Dust flux, Vostok ice core

Dust flux, Vostok ice core
Two dimensional phase space reconstruction of dust flux from the Vostok core over the period 186-4 ka using the time derivative method. Dust flux on the x-axis, rate of change is on the y-axis. From Gipp (2001).

Thursday, January 8, 2015

Reach for the sky

Today's chart is a reconstructed state space diagram of the gold-silver ratio (monthly) over the past eleven years.

It's been awhile since we last looked at this chart. At that time, in March, we were close to the middle of this graph, near where I thought economic crisis beckoned. History, it seems, doesn't repeat, but perhaps it does rhyme. For what it is worth, we have bypassed that spot, but the trajectory is similar to what we saw in late 2008--we are seeing a rapid rise in the gold-silver ratio. At the same time, the oil price is cratering, which fits into the idea of deflation I have been proposing.

I can't comment on the feel on the street, as I am in China rather than North America this time. Certainly here in China, everyone still feels confident. They all believe that all they have to do is buy property and everything will be fine, and they find my interest in gold curious, but for all they know, perhaps all foreigners are so strange.

Even so, someone in China is buying a lot of gold. If the numbers here are correct, then gold is being bought at a rate of over 2000 t per year, which amounts to something about 1.5 g per person in China.  However, you do not find gold offered in such paltry amounts. The smallest bar I have been able to find is 20 g, and it is more common for people to buy 50 or 100 g at a time.

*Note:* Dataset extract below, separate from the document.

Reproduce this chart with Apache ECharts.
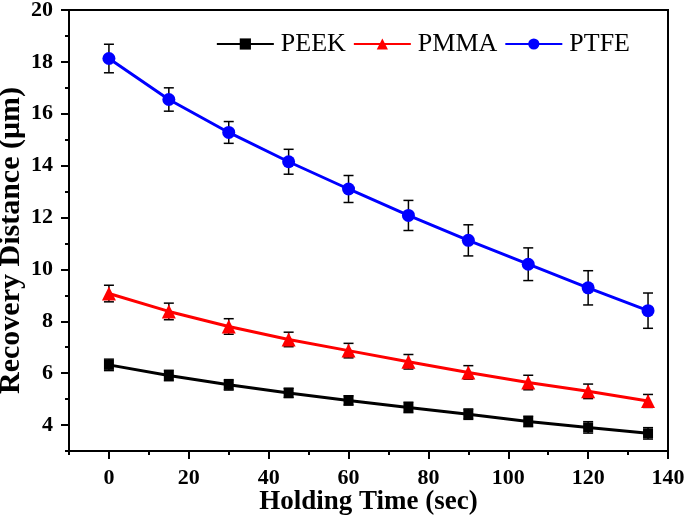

Gold is easy to find here--you can buy it at any branch of any bank (or so I am told--I have only tried it at my local branch of my bank). So perhaps it is just all the banks that have bought it--and for now, they are making it available to anyone with a few yuan to spare.


  1. "They all believe that all they have to do is buy property and everything will be fine, and they find my interest in gold curious"

    An interesting comment, and counters a lot of the memes put out by the goldbugs which seem to imply that Chinese have only love for gold, and not any other speculative investment. As you note, 2000t on a per capita basis can show it is a small market relative to property and stocks as investments.

    1. I should have mentioned jewelry, where the gold is sold by weight at about a 25% premium to the value of the metal. Jewelry shops are common in 'department stores', which are like shopping malls back in North America.

  2. How does a 1.5g/person/y rate of consumption compare with the west? I mean, China's westernizing, right?

    I find it boggling that my middle-class Western lifestyle has been out of reach to almost 90% of the people of the world, and even more boggling that this is changing as we speak.